Affectionately, I thought about living in China and not looking like most of the people I encountered (Pollack & Van Reken Foreigner Box). I recalled being amused, as I watched a little old lady observing my very blonde-haired coworker, as we rode bicycles through the market. This old lady sat down on a curb and laughed uproariously while slapping her thigh at the sheer thought of my friend’s physical appearance. If I could have read her mind, I would bet that her thoughts went something like this: “In all of my life, I never thought that I would see with my own eyes, some one who looks like her!”
My thoughts moved on to my memories of living in a Muslim country and wearing outfits that were conservative, yet did not look like any of the clothing worn by most of the women around me. What’s more memorable was encountering some of these women in the course of doing my job and pleasantly having that “inner knowing” that they were optimistic and encouraged!
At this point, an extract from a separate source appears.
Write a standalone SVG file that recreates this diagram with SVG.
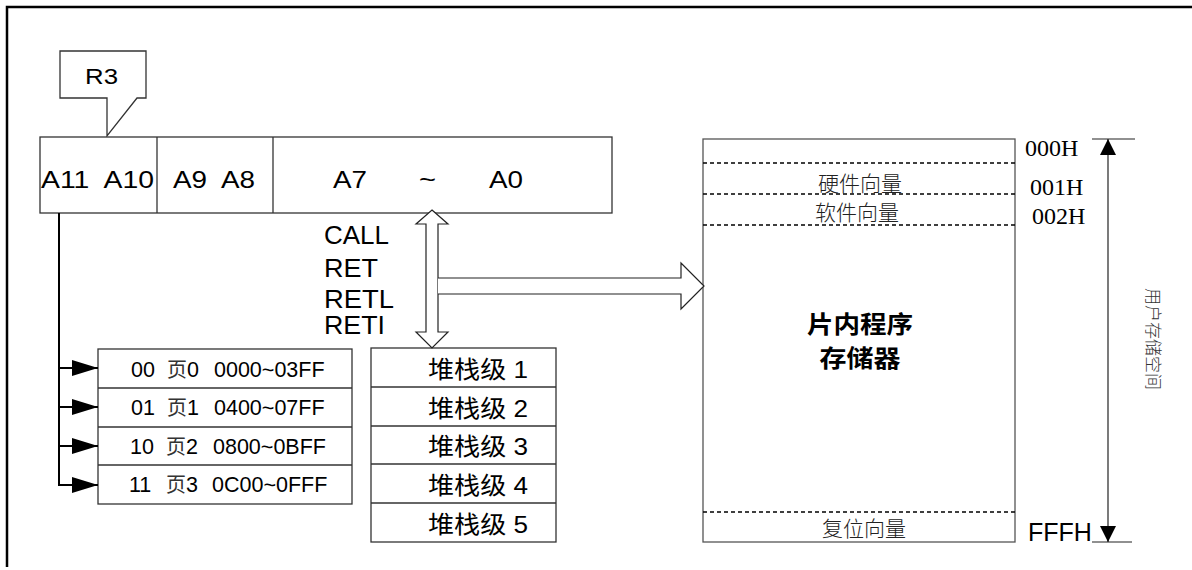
<svg xmlns="http://www.w3.org/2000/svg" width="1192" height="570" viewBox="0 0 1192 570">
  <defs>
    <style>
      .bg { fill: #ffffff; }
      .frame { fill: none; stroke: #000; stroke-width: 2.5; }
      .box { fill: #fff; stroke: #333; stroke-width: 1.3; }
      .line { fill: none; stroke: #333; stroke-width: 1.3; }
      .dash { fill: none; stroke: #000; stroke-width: 1.4; stroke-dasharray: 4 3; }
      .bus { fill: none; stroke: #000; stroke-width: 2; }
      .hollow { fill: #fff; stroke: #222; stroke-width: 1.2; }
      .thin { fill: none; stroke: #222; stroke-width: 1.2; }
      .sans { font-family: "Liberation Sans", Arial, "Noto Sans CJK SC", sans-serif; fill: #000; }
      .serif { font-family: "Liberation Serif", "Noto Sans CJK SC", serif; fill: #000; }
      .cjk { font-family: "Noto Sans CJK SC", sans-serif; fill: #222; }
      .lbl { font-size: 24px; }
      .ins { font-size: 25px; }
      .pg { font-size: 21.5px; }
      .pgc { font-family: "Noto Sans CJK SC", sans-serif; font-size: 20px; fill: #333; }
      .vec { font-size: 21px; font-weight: 300; }
      .addr { font-size: 24px; }
    </style>
    <marker id="solidHead" viewBox="0 0 26 16" refX="26" refY="8" markerWidth="26" markerHeight="16" markerUnits="userSpaceOnUse" orient="auto">
      <path d="M0,0 L26,8 L0,16 Z" fill="#000"/>
    </marker>
    <marker id="dimHead" viewBox="0 0 16 16" refX="16" refY="8" markerWidth="16" markerHeight="16" markerUnits="userSpaceOnUse" orient="auto">
      <path d="M0,0 L16,8 L0,16 Z" fill="#000"/>
    </marker>
  </defs>

  <rect class="bg" x="0" y="0" width="1192" height="570"/>
  <!-- outer frame -->
  <path class="frame" d="M7,567 V7 H1192"/>

  <!-- R3 callout -->
  <g id="r3">
    <path class="box" d="M60,51 H146 V98 H137 L107,136 V98 H60 Z"/>
    <text class="sans" x="85" y="84" font-size="22" textLength="33" lengthAdjust="spacingAndGlyphs">R3</text>
  </g>

  <!-- program counter register -->
  <g id="pc">
    <rect class="box" x="40" y="137" width="572" height="76"/>
    <line class="line" x1="157" y1="137" x2="157" y2="213"/>
    <line class="line" x1="273" y1="137" x2="273" y2="213"/>
    <text class="sans lbl" x="41" y="188" textLength="113" lengthAdjust="spacingAndGlyphs" xml:space="preserve">A11  A10</text>
    <text class="sans lbl" x="173" y="188" textLength="82" lengthAdjust="spacingAndGlyphs" xml:space="preserve">A9  A8</text>
    <text class="sans lbl" x="333" y="188" textLength="34" lengthAdjust="spacingAndGlyphs">A7</text>
    <text class="sans lbl" x="419" y="188" textLength="17" lengthAdjust="spacingAndGlyphs">~</text>
    <text class="sans lbl" x="489" y="188" textLength="34" lengthAdjust="spacingAndGlyphs">A0</text>
  </g>

  <!-- instruction labels -->
  <g id="instructions">
    <text class="sans ins" x="324" y="244" textLength="65" lengthAdjust="spacingAndGlyphs">CALL</text>
    <text class="sans ins" x="324" y="277" textLength="54" lengthAdjust="spacingAndGlyphs">RET</text>
    <text class="sans ins" x="324" y="308" textLength="70" lengthAdjust="spacingAndGlyphs">RETL</text>
    <text class="sans ins" x="324" y="334" textLength="61" lengthAdjust="spacingAndGlyphs">RETI</text>
  </g>

  <!-- page table -->
  <g id="pages">
    <rect class="box" x="98" y="349" width="254" height="155"/>
    <line class="line" x1="98" y1="388" x2="352" y2="388"/>
    <line class="line" x1="98" y1="427" x2="352" y2="427"/>
    <line class="line" x1="98" y1="465" x2="352" y2="465"/>
    <text class="sans pg" y="377"><tspan x="131">00</tspan><tspan class="pgc" x="167">页</tspan><tspan>0</tspan><tspan x="214">0000~03FF</tspan></text>
    <text class="sans pg" y="415"><tspan x="131">01</tspan><tspan class="pgc" x="167">页</tspan><tspan>1</tspan><tspan x="214">0400~07FF</tspan></text>
    <text class="sans pg" y="454"><tspan x="130">10</tspan><tspan class="pgc" x="166">页</tspan><tspan>2</tspan><tspan x="213">0800~0BFF</tspan></text>
    <text class="sans pg" y="492"><tspan x="129">11</tspan><tspan class="pgc" x="166">页</tspan><tspan>3</tspan><tspan x="212">0C00~0FFF</tspan></text>
  </g>

  <!-- stack levels -->
  <g id="stack">
    <rect class="box" x="371" y="348" width="185" height="194"/>
    <line class="line" x1="371" y1="387" x2="556" y2="387"/>
    <line class="line" x1="371" y1="426" x2="556" y2="426"/>
    <line class="line" x1="371" y1="464" x2="556" y2="464"/>
    <line class="line" x1="371" y1="503" x2="556" y2="503"/>
    <text class="sans" font-size="24" x="428" y="378" textLength="100" lengthAdjust="spacingAndGlyphs">堆栈级 1</text>
    <text class="sans" font-size="24" x="428" y="417" textLength="100" lengthAdjust="spacingAndGlyphs">堆栈级 2</text>
    <text class="sans" font-size="24" x="428" y="455" textLength="100" lengthAdjust="spacingAndGlyphs">堆栈级 3</text>
    <text class="sans" font-size="24" x="428" y="494" textLength="100" lengthAdjust="spacingAndGlyphs">堆栈级 4</text>
    <text class="sans" font-size="24" x="428" y="533" textLength="100" lengthAdjust="spacingAndGlyphs">堆栈级 5</text>
  </g>

  <!-- on-chip program memory -->
  <g id="memory">
    <rect class="box" x="703" y="139" width="312" height="403" style="stroke:#555"/>
    <line class="dash" x1="703" y1="163" x2="1015" y2="163"/>
    <line class="dash" x1="703" y1="194" x2="1015" y2="194"/>
    <line class="dash" x1="703" y1="225" x2="1015" y2="225"/>
    <line class="dash" x1="703" y1="512" x2="1015" y2="512"/>
    <text class="cjk vec" x="860" y="191" text-anchor="middle">硬件向量</text>
    <text class="cjk vec" x="857" y="220" text-anchor="middle">软件向量</text>
    <text class="cjk" x="860" y="333" font-size="24" font-weight="bold" text-anchor="middle" textLength="106" lengthAdjust="spacingAndGlyphs" style="fill:#000">片内程序</text>
    <text class="cjk" x="860" y="367" font-size="24" font-weight="bold" text-anchor="middle" textLength="81" lengthAdjust="spacingAndGlyphs" style="fill:#000">存储器</text>
    <text class="cjk vec" x="864" y="536" text-anchor="middle">复位向量</text>
  </g>

  <!-- address labels -->
  <g id="addresses">
    <text class="serif addr" x="1025" y="156">000H</text>
    <text class="serif addr" x="1030" y="195">001H</text>
    <text class="serif addr" x="1032" y="224">002H</text>
    <text class="sans" x="1028" y="541" font-size="25">FFFH</text>
  </g>

  <!-- user space dimension -->
  <g id="user-space">
    <line class="thin" x1="1092" y1="139" x2="1135" y2="139"/>
    <line class="thin" x1="1092" y1="542" x2="1132" y2="542"/>
    <line class="thin" x1="1108" y1="340" x2="1108" y2="139" marker-end="url(#dimHead)"/>
    <line class="thin" x1="1108" y1="340" x2="1108" y2="542" marker-end="url(#dimHead)"/>
    <text class="cjk" font-size="17" font-weight="300" transform="translate(1154,339) rotate(90)" text-anchor="middle" dominant-baseline="central" style="fill:#333">用户存储空间</text>
  </g>

  <!-- connectors -->
  <g id="connectors">
    <path class="bus" d="M59,213 V485"/>
    <line class="bus" x1="59" y1="368" x2="98" y2="368" marker-end="url(#solidHead)"/>
    <line class="bus" x1="59" y1="407" x2="98" y2="407" marker-end="url(#solidHead)"/>
    <line class="bus" x1="59" y1="446" x2="98" y2="446" marker-end="url(#solidHead)"/>
    <line class="bus" x1="58" y1="485" x2="98" y2="485" marker-end="url(#solidHead)"/>
    <path class="hollow" d="M432,210 L448,224 H438 V332 H448 L432,348 L416,332 H426 V224 H416 Z"/>
    <path class="hollow" d="M438,278 H681 V263 L704,286 L681,309 V294 H438"/>
  </g>
</svg>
My career choices brought me to places on the opposite side of the world and provided me experiences that I could never imagined when I was a child growing up in New Orleans. Although I grew up around a lot of local diversity, my overseas sojourns introduced to new people from very different backgrounds. From them, I learned all kinds of new things. I visited places that most people in the US read about in books, and most important of all, I learned things about myself every step of the way. My TCK children were lucky enough experienced all of these things along with us, but I suspect that imagining these things as children was not quite the same as my childhood imagining, because, after all, they” lived” them as children!
There’s no denying the power of these experience and the impact that these, and many others, have had on my life. My question for my readers: What kind of effects did living an international lifestyle have on you?